* GOAL
Without the pictures, print the lines running from the beginning of the material to the line containing "(nV7) at (97,220)", both ends included.

* RECORDS FOR THIS TASK
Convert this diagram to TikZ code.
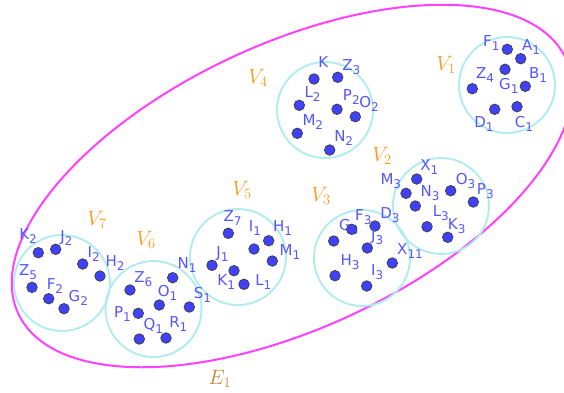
\documentclass[tikz,border=0pt]{standalone}
\usepackage{fontspec}
\setsansfont{DejaVu Sans}
\usepackage{tikz}
\definecolor{PtBlue}{RGB}{64,64,255}
\definecolor{LabBlue}{RGB}{85,85,255}
\definecolor{SetCyan}{RGB}{175,236,236}
\definecolor{EdgeMagenta}{RGB}{255,64,255}
\definecolor{SetOrange}{RGB}{255,152,20}
\definecolor{EdgeBrown}{RGB}{205,130,55}
\newcommand{\sbs}[1]{\raisebox{-4pt}{\fontsize{12}{12}\selectfont #1}}

\begin{document}
\begin{tikzpicture}[x=1pt, y=-1pt,
  pt/.style={circle, draw=black!75, line width=0.8pt, fill=PtBlue, minimum size=10.5pt, inner sep=0pt},
  lbl/.style={font=\fontsize{15}{15}\sffamily\selectfont, text=LabBlue, inner sep=0pt},
  vset/.style={circle, draw=SetCyan, line width=1.9pt, minimum size=96pt, inner sep=0pt},
  vlab/.style={font=\fontsize{20}{20}\selectfont, text=SetOrange, inner sep=0pt},
  hedge/.style={draw=EdgeMagenta, line width=2pt}
]
\useasboundingbox (0,0) rectangle (564,392);
\clip (0,0) rectangle (564,392);

% hyperedge
\draw[hedge, rotate around={25:(292,186)}] (292,186) ellipse [x radius=302, y radius=142];
\node[vlab, text=EdgeBrown] (nE1) at (220,379) {$E_1$};

% vertex sets
\node[vset] (V1) at (507,85) {};
\node[vset] (V2) at (441,206) {};
\node[vset] (V3) at (362,258) {};
\node[vset] (V4) at (325,110) {};
\node[vset] (V5) at (238,257) {};
\node[vset] (V6) at (153.5,309) {};
\node[vset] (V7) at (62,283) {};

\node[vlab] (nV1) at (446,65) {$V_1$};
\node[vlab] (nV2) at (382,156) {$V_2$};
\node[vlab] (nV3) at (321,196) {$V_3$};
\node[vlab] (nV4) at (258,78) {$V_4$};
\node[vlab] (nV5) at (242,190) {$V_5$};
\node[vlab] (nV6) at (146,240) {$V_6$};
\node[vlab] (nV7) at (97,220) {$V_7$};

% points: name / x / y / label / label x / label y
\foreach \n/\x/\y/\t/\lx/\ly in {
  F1/507.3/49.3/{F\sbs{1}}/491.3/42.7,
  A1/520.7/58.7/{A\sbs{1}}/531/46.7,
  G1/505/69.3/{G\sbs{1}}/508.8/85.8,
  B1/525.3/86.3/{B\sbs{1}}/538/74.7,
  Z4/472.3/88.7/{Z\sbs{4}}/485/75,
  D1/494.7/109.3/{D\sbs{1}}/484/124,
  C1/517/106.7/{C\sbs{1}}/524/124,
  K/314/79/{K}/323.3/62.5,
  Z3/337.7/77.3/{Z\sbs{3}}/351.3/66.7,
  L2/299.3/105.3/{L\sbs{2}}/312.5/94,
  P2/337/109.3/{P\sbs{2}}/351.3/97.5,
  O2/355.3/116.7/{O\sbs{2}}/369/104,
  M2/297.3/133.3/{M\sbs{2}}/312.8/121.7,
  N2/329.7/150/{N\sbs{2}}/343.7/138.3,
  X1/416.7/179/{X\sbs{1}}/429.2/166.7,
  M3/406/193.3/{M\sbs{3}}/390.8/180.8,
  N3/415.3/206/{N\sbs{3}}/430/193.3,
  O3/450.7/190.7/{O\sbs{3}}/465.5/180.8,
  P3/473.3/202/{P\sbs{3}}/485.3/190.8,
  L3/427/226.7/{L\sbs{3}}/440.8/213.3,
  K3/447.7/237.3/{K\sbs{3}}/456.7/225.8,
  G3/333.7/241/{G\sbs{3}}/348.8/227.5,
  F3/351.7/229.3/{F\sbs{3}}/363.3/216.7,
  D3/375/226/{D\sbs{3}}/390/215,
  J3/367.3/248/{J\sbs{3}}/377.2/237.5,
  X11/392.3/263/{X\sbs{11}}/410/250.8,
  H3/335/275.7/{H\sbs{3}}/350/261.7,
  I3/366.7/286/{I\sbs{3}}/377.2/271.7,
  Z7/228.3/233.3/{Z\sbs{7}}/232.5/218.3,
  I1/254/249/{I\sbs{1}}/255/228.3,
  H1/268.7/240.7/{H\sbs{1}}/282.5/228.3,
  M1/272.3/261/{M\sbs{1}}/290/251.7,
  J1/212/265.3/{J\sbs{1}}/222.5/254.2,
  K1/234/270.7/{K\sbs{1}}/226.2/281.7,
  L1/244/284.3/{L\sbs{1}}/263.3/282.5,
  N1/172.7/277.7/{N\sbs{1}}/187/265,
  Z6/130/290/{Z\sbs{6}}/143.3/279.2,
  O1/159.3/305/{O\sbs{1}}/167.5/292.5,
  S1/189.3/307/{S\sbs{1}}/202.5/295,
  P1/138.3/313.3/{P\sbs{1}}/122.5/314.2,
  Q1/139.3/339/{Q\sbs{1}}/153.3/325.8,
  R1/166/338/{R\sbs{1}}/178.3/324.2,
  K2/38.3/252.7/{K\sbs{2}}/28/235.8,
  J2/55.7/249.3/{J\sbs{2}}/66.3/238.3,
  I2/82.7/264/{I\sbs{2}}/93.7/254.2,
  H2/100/276/{H\sbs{2}}/115/263.3,
  Z5/32/287.3/{Z\sbs{5}}/28/271.7,
  F2/48.7/298.7/{F\sbs{2}}/55/285.8,
  G2/64/308.7/{G\sbs{2}}/78.3/298.3}
{
  \node[pt] (\n) at (\x,\y) {};
  \node[lbl] (lab\n) at (\lx,\ly) {\t};
}
\end{tikzpicture}
\end{document}
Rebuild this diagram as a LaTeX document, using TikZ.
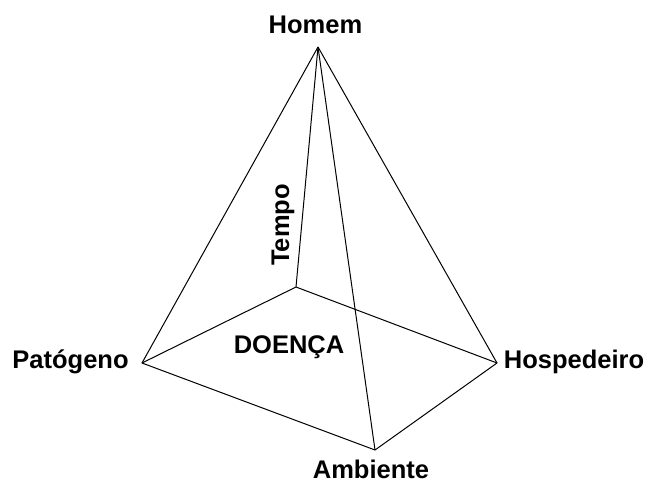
\documentclass[tikz,border=0pt]{standalone}
\usepackage{fontspec}
\setmainfont{Liberation Sans}
\begin{document}
\begin{tikzpicture}[x=1pt,y=-1pt,
  lbl/.style={font=\fontsize{25.5}{30}\selectfont\bfseries, inner sep=0pt, anchor=base},
  edge/.style={line width=1pt, line join=round}]
\useasboundingbox (0,0) rectangle (650,482);
\fill[white] (0,0) rectangle (650,482);
\coordinate (apex) at (318,47);
\coordinate (pat) at (142,363);
\coordinate (hos) at (497,363);
\coordinate (amb) at (375,450);
\coordinate (back) at (296,287);
\draw[edge] (apex) -- (pat);
\draw[edge] (apex) -- (hos);
\draw[edge] (apex) -- (amb);
\draw[edge] (apex) -- (back);
\draw[edge] (pat) -- (back) -- (hos) -- (amb) -- cycle;
\node[lbl] (homem) at (315.5,33) {Homem};
\node[lbl] (patogeno) at (70.5,368) {Patógeno};
\node[lbl] (hospedeiro) at (574,368) {Hospedeiro};
\node[lbl] (ambiente) at (371,478) {Ambiente};
\node[lbl] (doenca) at (289,353) {DOENÇA};
\node[lbl, rotate=90] (tempo) at (289,225) {Tempo};
\end{tikzpicture}
\end{document}
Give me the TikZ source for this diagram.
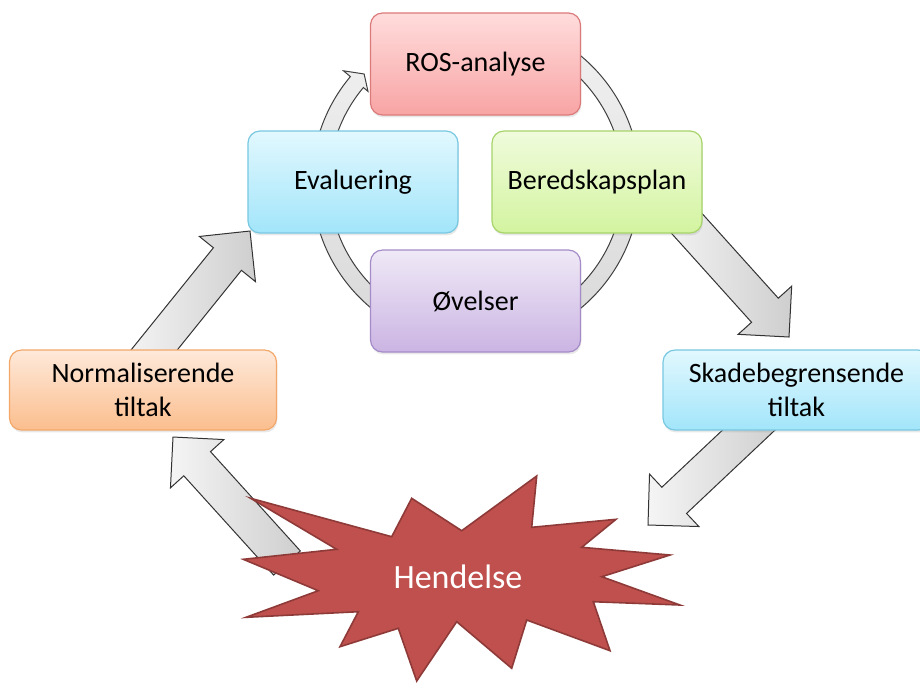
\documentclass[tikz,border=0pt]{standalone}
\usepackage{fontspec}
\setmainfont{Carlito}
\usetikzlibrary{calc,shadows}
\definecolor{redtop}{HTML}{FFDCDC}
\definecolor{redbot}{HTML}{F8A4A4}
\definecolor{redbd}{HTML}{DB7A7A}
\definecolor{bluetop}{HTML}{E2F8FE}
\definecolor{bluebot}{HTML}{A2E5FA}
\definecolor{bluebd}{HTML}{78C8E2}
\definecolor{greentop}{HTML}{F0FBDC}
\definecolor{greenbot}{HTML}{D3F4A0}
\definecolor{greenbd}{HTML}{A6D46A}
\definecolor{purptop}{HTML}{EFE9F6}
\definecolor{purpbot}{HTML}{CBB4E3}
\definecolor{purpbd}{HTML}{A58BC8}
\definecolor{orgtop}{HTML}{FEE9DA}
\definecolor{orgbot}{HTML}{FBBE8E}
\definecolor{orgbd}{HTML}{F3A86A}
\definecolor{starfill}{HTML}{C0504D}
\definecolor{stardraw}{HTML}{8E3A38}
\newcommand{\blockarrow}[2]{%
  \path ($(#2)!18pt!(#1)$) coordinate (hb);
  \path[bigarrow] ($(#1)!9pt!90:(#2)$) -- ($(hb)!9pt!-90:(#1)$) -- ($(hb)!18pt!-90:(#1)$) -- (#2)
    -- ($(hb)!18pt!90:(#1)$) -- ($(hb)!9pt!90:(#1)$) -- ($(#1)!9pt!-90:(#2)$) -- cycle;
}
\begin{document}
\begin{tikzpicture}[x=0.5pt,y=-0.5pt,
  box/.style={rounded corners=6pt, line width=0.6pt, align=center, inner sep=0pt,
    font=\fontsize{14}{16.8}\selectfont,
    drop shadow={shadow xshift=0.4pt, shadow yshift=-1.2pt, opacity=0.18}},
  cyclebox/.style={box, minimum width=105pt, minimum height=51pt},
  widebox/.style={box, minimum width=133.5pt, minimum height=40pt},
  redbox/.style={draw=redbd, top color=redtop, bottom color=redbot},
  bluebox/.style={draw=bluebd, top color=bluetop, bottom color=bluebot},
  greenbox/.style={draw=greenbd, top color=greentop, bottom color=greenbot},
  purpbox/.style={draw=purpbd, top color=purptop, bottom color=purpbot},
  orgbox/.style={draw=orgbd, top color=orgtop, bottom color=orgbot},
  bigarrow/.style={draw=black!80, line width=0.5pt, left color=gray!8, right color=gray!38},
  ring/.style={draw=black!75, line width=0.5pt, top color=gray!10, bottom color=gray!32}]
\useasboundingbox (0,0) rectangle (920,682);
\clip (0,0) rectangle (920,682);

% cycle ring with arrow head
\coordinate (c) at (476,182);
\path[ring] ($(c)+(-140:164)$) arc[start angle=-140, end angle=-450, radius=164]
  -- ($(c)+(-450:147)$) arc[start angle=-450, end angle=-140, radius=147]
  -- ($(c)+(-140:141)$) -- ($(c)+(-136:155.5)$) -- ($(c)+(-140:173)$) -- cycle;

% big arrows
\coordinate (a1t) at (672,207); \coordinate (a1h) at (789,337);
\coordinate (a2t) at (769,411); \coordinate (a2h) at (648,525);
\coordinate (a3t) at (287,563); \coordinate (a3h) at (173,437);
\coordinate (a4t) at (138,370); \coordinate (a4h) at (250,231);
\blockarrow{a1t}{a1h}
\blockarrow{a2t}{a2h}
\blockarrow{a3t}{a3h}
\blockarrow{a4t}{a4h}

% boxes
\node[cyclebox, redbox] (ros) at (475.5,64) {ROS-analyse};
\node[cyclebox, bluebox] (eval) at (353,182) {Evaluering};
\node[cyclebox, greenbox] (bered) at (597,182) {Beredskapsplan};
\node[cyclebox, purpbox] (ovel) at (475.5,301) {Øvelser};
\node[widebox, orgbox] (norm) at (143,390) {Normaliserende\\tiltak};
\node[widebox, bluebox] (skade) at (796.5,390) {Skadebegrensende\\tiltak};

% explosion
\path[fill=starfill, draw=stardraw, line width=0.8pt, line join=miter]
  (250.7,498.3) -- (391.7,536.7) -- (411.7,498.3) -- (461.7,530.7) -- (536.7,476)
  -- (531.7,527.3) -- (616,519.3) -- (581.7,547.3) -- (670,555) -- (601.7,576.7)
  -- (680,605) -- (593.3,601.7) -- (610,650.7) -- (526.7,620) -- (511.7,668.3)
  -- (456.7,621.7) -- (416.7,681) -- (398.3,628.3) -- (340,646.7) -- (358.3,611.7)
  -- (246,617.3) -- (318.3,590.7) -- (243.3,559.3) -- (336.7,549.3) -- cycle;
\node[text=white, font=\fontsize{17}{20}\selectfont] (hendelse) at (458,577) {Hendelse};
\end{tikzpicture}
\end{document}
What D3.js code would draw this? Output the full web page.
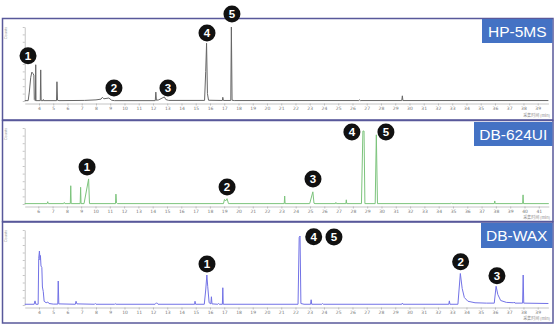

* WORKED SOLUTION
Convert this diagram to TikZ code.
\documentclass[tikz,border=0pt]{standalone}
\usepackage{fontspec}
\setsansfont{DejaVu Sans}
\usepackage{tikz}
\definecolor{PtBlue}{RGB}{64,64,255}
\definecolor{LabBlue}{RGB}{85,85,255}
\definecolor{SetCyan}{RGB}{175,236,236}
\definecolor{EdgeMagenta}{RGB}{255,64,255}
\definecolor{SetOrange}{RGB}{255,152,20}
\definecolor{EdgeBrown}{RGB}{205,130,55}
\newcommand{\sbs}[1]{\raisebox{-4pt}{\fontsize{12}{12}\selectfont #1}}

\begin{document}
\begin{tikzpicture}[x=1pt, y=-1pt,
  pt/.style={circle, draw=black!75, line width=0.8pt, fill=PtBlue, minimum size=10.5pt, inner sep=0pt},
  lbl/.style={font=\fontsize{15}{15}\sffamily\selectfont, text=LabBlue, inner sep=0pt},
  vset/.style={circle, draw=SetCyan, line width=1.9pt, minimum size=96pt, inner sep=0pt},
  vlab/.style={font=\fontsize{20}{20}\selectfont, text=SetOrange, inner sep=0pt},
  hedge/.style={draw=EdgeMagenta, line width=2pt}
]
\useasboundingbox (0,0) rectangle (564,392);
\clip (0,0) rectangle (564,392);

% hyperedge
\draw[hedge, rotate around={25:(292,186)}] (292,186) ellipse [x radius=302, y radius=142];
\node[vlab, text=EdgeBrown] (nE1) at (220,379) {$E_1$};

% vertex sets
\node[vset] (V1) at (507,85) {};
\node[vset] (V2) at (441,206) {};
\node[vset] (V3) at (362,258) {};
\node[vset] (V4) at (325,110) {};
\node[vset] (V5) at (238,257) {};
\node[vset] (V6) at (153.5,309) {};
\node[vset] (V7) at (62,283) {};

\node[vlab] (nV1) at (446,65) {$V_1$};
\node[vlab] (nV2) at (382,156) {$V_2$};
\node[vlab] (nV3) at (321,196) {$V_3$};
\node[vlab] (nV4) at (258,78) {$V_4$};
\node[vlab] (nV5) at (242,190) {$V_5$};
\node[vlab] (nV6) at (146,240) {$V_6$};
\node[vlab] (nV7) at (97,220) {$V_7$};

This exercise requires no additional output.